Vielleicht, so möchte man Thomsen zum Trost zurufen, war die Zeit des Masochismus doch nicht so ganz verschwendet, wie der Artikel suggeriert, der im Grunde Zeugnis einer Selbstanklage ist: Im Angesicht des riesigen Berges an dem, was man zu tun hätte - angesichts des riesigen, de facto unbewältigbaren Berges an Hochliteratur, Kunst, Wissen, Möglichkeiten - angesichts all dessen also, was mit mehr oder weniger Druck von uns verlangt wird, ist das Spiel trotz allem ein Medium, das uns nur auferlegt, seine eigenen Herausforderungen zu meistern. Das macht auch seinen Reiz aus.

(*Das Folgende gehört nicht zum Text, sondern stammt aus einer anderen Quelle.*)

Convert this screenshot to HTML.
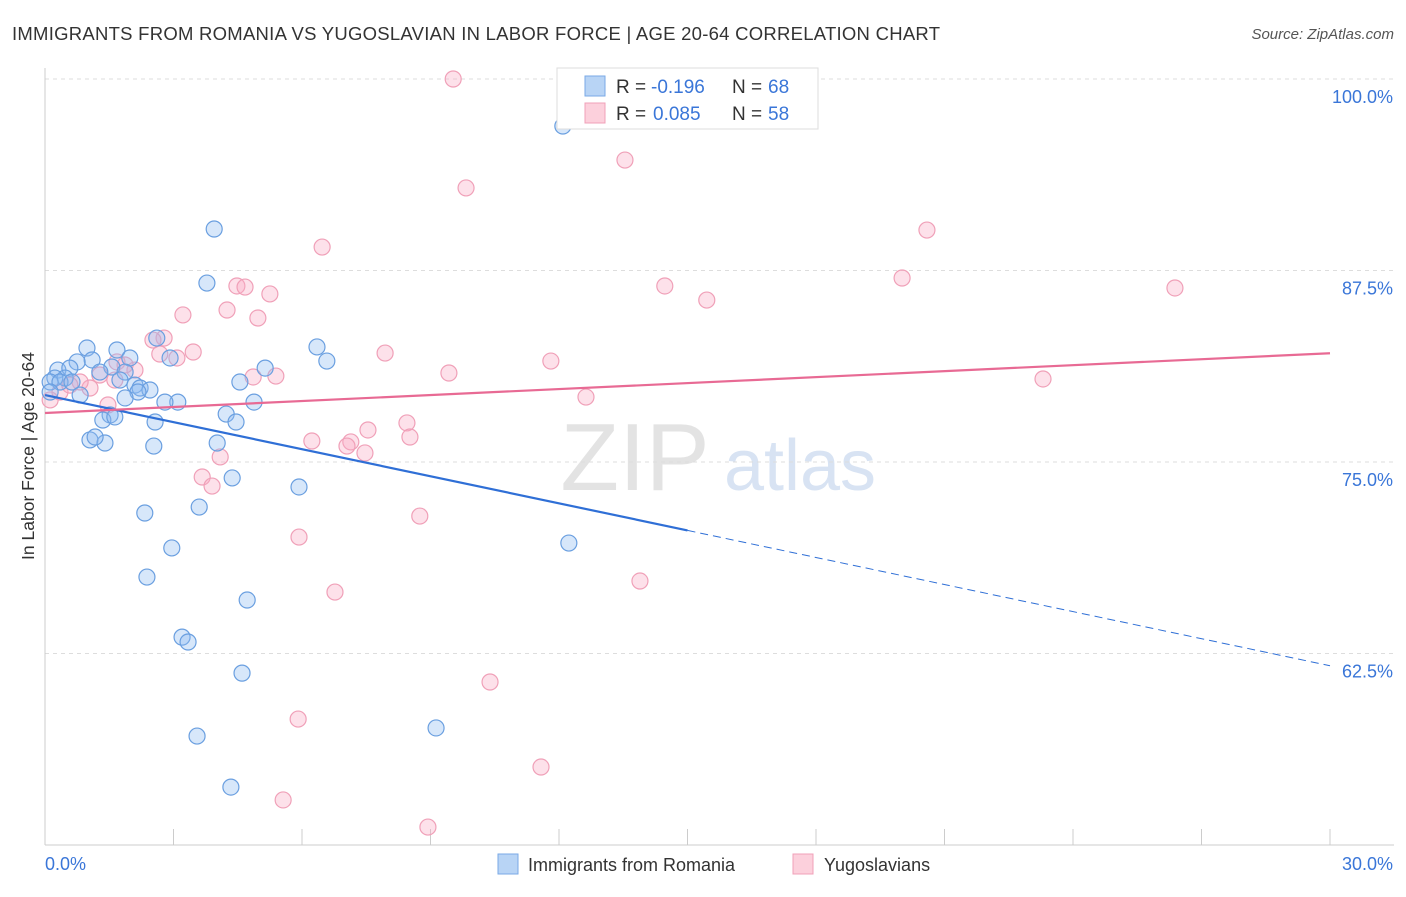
<!DOCTYPE html>
<html><head><meta charset="utf-8"><style>
body{margin:0;background:#fff;font-family:"Liberation Sans",sans-serif;}
svg text{font-family:"Liberation Sans",sans-serif;}
</style></head><body>
<svg id="chart" width="1406" height="892" viewBox="0 0 1406 892" xmlns="http://www.w3.org/2000/svg">
<text x="12" y="40" font-size="18.5" fill="#333" textLength="928" lengthAdjust="spacing">IMMIGRANTS FROM ROMANIA VS YUGOSLAVIAN IN LABOR FORCE | AGE 20-64 CORRELATION CHART</text>
<text x="1394" y="39" font-size="15" fill="#555" text-anchor="end" font-style="italic">Source: ZipAtlas.com</text>
<text transform="translate(34,456) rotate(-90)" font-size="17.5" fill="#333" text-anchor="middle">In Labor Force | Age 20-64</text>
<g>
<text x="635" y="490" font-size="96" font-family="Liberation Serif,serif" fill="#d8d8d8" text-anchor="middle" opacity="0.7">ZIP</text>
<text x="800" y="490" font-size="72" fill="#c8d8ee" text-anchor="middle" opacity="0.7">atlas</text>
</g>
<g id="grid"></g><g id="axes"></g><g id="pts"></g><g id="lines"></g>
<g>
<rect x="557" y="68" width="261" height="61" fill="#fff" stroke="#ddd"/>
<rect x="585" y="76" width="20" height="20" fill="#b8d4f5" stroke="#7aa9e6"/>
<rect x="585" y="103" width="20" height="20" fill="#fcd0dc" stroke="#f0a0b8"/>
<text x="616" y="93" font-size="19" fill="#333">R =</text>
<text x="651" y="93" font-size="19" fill="#3a76d8">-0.196</text>
<text x="732" y="93" font-size="19" fill="#333">N =</text>
<text x="768" y="93" font-size="19" fill="#3a76d8">68</text>
<text x="616" y="120" font-size="19" fill="#333">R =</text>
<text x="653" y="120" font-size="19" fill="#3a76d8">0.085</text>
<text x="732" y="120" font-size="19" fill="#333">N =</text>
<text x="768" y="120" font-size="19" fill="#3a76d8">58</text>
</g>
<g>
<rect x="498" y="854" width="20" height="20" fill="#b8d4f5" stroke="#7aa9e6"/>
<text x="528" y="871" font-size="18" fill="#333">Immigrants from Romania</text>
<rect x="793" y="854" width="20" height="20" fill="#fcd0dc" stroke="#f0a0b8"/>
<text x="824" y="871" font-size="18" fill="#333">Yugoslavians</text>
</g>
</svg>
<script>
const blueX=[12.09,3.95,3.78,6.35,6.58,5.14,4.55,4.88,3.10,4.23,4.46,2.57,4.02,2.54,4.37,5.93,3.60,2.33,2.96,2.38,4.72,3.20,3.34,4.60,3.55,4.34,9.13,12.23,0.98,1.68,1.10,0.75,1.98,1.56,0.30,0.58,1.28,1.87,0.47,0.23,0.12,0.35,0.63,1.75,2.10,2.22,2.45,2.17,0.82,0.12,2.92,2.61,1.52,1.35,1.63,1.05,1.40,1.17,2.80,1.87];
const blueY=[96.93,90.21,86.68,82.51,81.59,81.13,80.22,78.91,78.91,78.13,77.61,77.61,76.24,76.04,73.96,73.37,72.06,71.67,69.39,67.49,65.99,63.57,63.25,61.22,57.11,53.78,57.64,69.71,82.44,82.31,81.66,81.53,81.79,81.20,81.00,81.13,80.87,80.87,80.48,80.48,80.22,80.22,80.22,80.35,80.02,79.83,79.70,79.57,79.37,79.57,81.79,83.09,78.07,77.74,77.94,76.44,76.24,76.63,78.91,79.18];
const pinkX=[9.53,13.54,9.83,20.59,6.47,20.01,14.47,15.45,26.38,4.48,4.67,5.25,4.25,3.22,4.97,2.78,2.52,3.46,3.08,2.68,7.94,11.81,9.43,23.30,5.39,4.86,1.68,2.10,1.28,1.05,1.63,0.82,0.35,0.12,12.63,1.47,8.45,7.54,8.52,6.23,7.14,7.05,7.47,4.09,3.67,3.90,8.75,5.93,13.89,6.77,10.39,5.91,11.58,5.56,8.94,0.58,1.87];
const pinkY=[100,94.71,92.89,90.14,89.03,87.01,86.49,85.57,86.36,86.49,86.42,85.97,84.92,84.60,84.40,83.09,82.96,82.18,81.79,82.05,82.11,81.59,80.81,80.42,80.61,80.55,81.53,81.00,80.68,79.83,80.35,80.22,79.57,79.05,79.24,78.72,77.55,77.09,76.63,76.37,76.31,76.04,75.59,75.33,74.02,73.43,71.47,70.10,67.23,66.51,60.64,58.22,55.09,52.94,51.17,80.02,81.33];
const yTicks=[100,87.5,75,62.5];
const yTickLabels=["100.0%","87.5%","75.0%","62.5%"];
const xTickLabels=["0.0%","30.0%"];
const blueTrend=[79.37,61.7];
const pinkTrend=[78.2,82.1];
const X0=45,X1=1330,Y0=845,Y1=79;
const sx=v=>X0+(v/30)*(X1-X0);
const sy=v=>Y0-((v-50)/50)*(Y0-Y1);
const NS="http://www.w3.org/2000/svg";
function mk(p,t,a){const e=document.createElementNS(NS,t);for(const k in a)e.setAttribute(k,a[k]);p.appendChild(e);return e;}
const grid=document.getElementById('grid'),axes=document.getElementById('axes'),pts=document.getElementById('pts'),lines=document.getElementById('lines');
yTicks.forEach((t,i)=>{
 const g=mk(grid,'line',{x1:X0,x2:1394,y1:sy(t),y2:sy(t),stroke:'#ddd','stroke-dasharray':'4,4'});
 
 
 const l=mk(axes,'text',{x:1393,y:sy(t)+24,'font-size':18,fill:'#3a76d8','text-anchor':'end'});
 l.textContent=yTickLabels[i];
 
 
});
const ax=mk(axes,'line',{x1:X0,x2:1394,y1:Y0,y2:Y0,stroke:'#ccc'});


const ay=mk(axes,'line',{x1:X0,x2:X0,y1:68,y2:Y0,stroke:'#ccc'});


for(let i=0;i<=10;i++){const t=mk(axes,'line',{x1:sx(i*3),x2:sx(i*3),y1:Y0,y2:Y0-16,stroke:'#ccc'});
 
 }
const xl0=mk(axes,'text',{x:45,y:870,'font-size':18,fill:'#3a76d8'});xl0.textContent=xTickLabels[0];


const xl1=mk(axes,'text',{x:1393,y:870,'font-size':18,fill:'#3a76d8','text-anchor':'end'});xl1.textContent=xTickLabels[1];


pinkX.forEach((v,i)=>{const c=mk(pts,'circle',{cx:sx(v),cy:sy(pinkY[i]),r:8,fill:'rgba(248,170,195,0.35)',stroke:'#f0a0b8','stroke-width':1.2});
 
 });
blueX.forEach((v,i)=>{const c=mk(pts,'circle',{cx:sx(v),cy:sy(blueY[i]),r:8,fill:'rgba(140,185,240,0.35)',stroke:'#6a9fe0','stroke-width':1.2});
 
 });
const bm=blueTrend[0]+(blueTrend[1]-blueTrend[0])/2;
const b1=mk(lines,'line',{x1:sx(0),y1:sy(blueTrend[0]),x2:sx(15),y2:sy(bm),stroke:'#2f6fd6','stroke-width':2.2});


const b2=mk(lines,'line',{x1:sx(15),y1:sy(bm),x2:sx(30),y2:sy(blueTrend[1]),stroke:'#2f6fd6','stroke-width':1,'stroke-dasharray':'8,5'});


const p1=mk(lines,'line',{x1:sx(0),y1:sy(pinkTrend[0]),x2:sx(30),y2:sy(pinkTrend[1]),stroke:'#e86a94','stroke-width':2.2});


</script>
</body></html>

Hier passt sie wieder, die alte Definition von Johan Huizinga aus Homo ludens:

„Spiel ist eine freiwillige Handlung oder Beschäftigung, die innerhalb gewisser festgesetzter Grenzen von Zeit und Raum nach freiwillig angenommenen, aber unbedingt bindenden Regeln verrichtet wird, ihr Ziel in sich selber hat und begleitet wird von einem Gefühl der Spannung und Freude und einem Bewusstsein des ‚Andersseins‘ als das ‚gewöhnliche Leben‘.“

Im gewöhnlichen Leben wartet das schlechte Gewissen, Tolstoi zu lesen und für den Marathon zu trainieren; es wartet die de facto unlösbare Aufgabe, alles zu sehen, alles zu wissen, alles zu verstehen, alles zu tun. Im Spiel, auch in jenem, mit dem wir 100 Stunden verbringen, sind wir davon befreit, solange wir uns seinen strengen Gesetzen unterwerfen.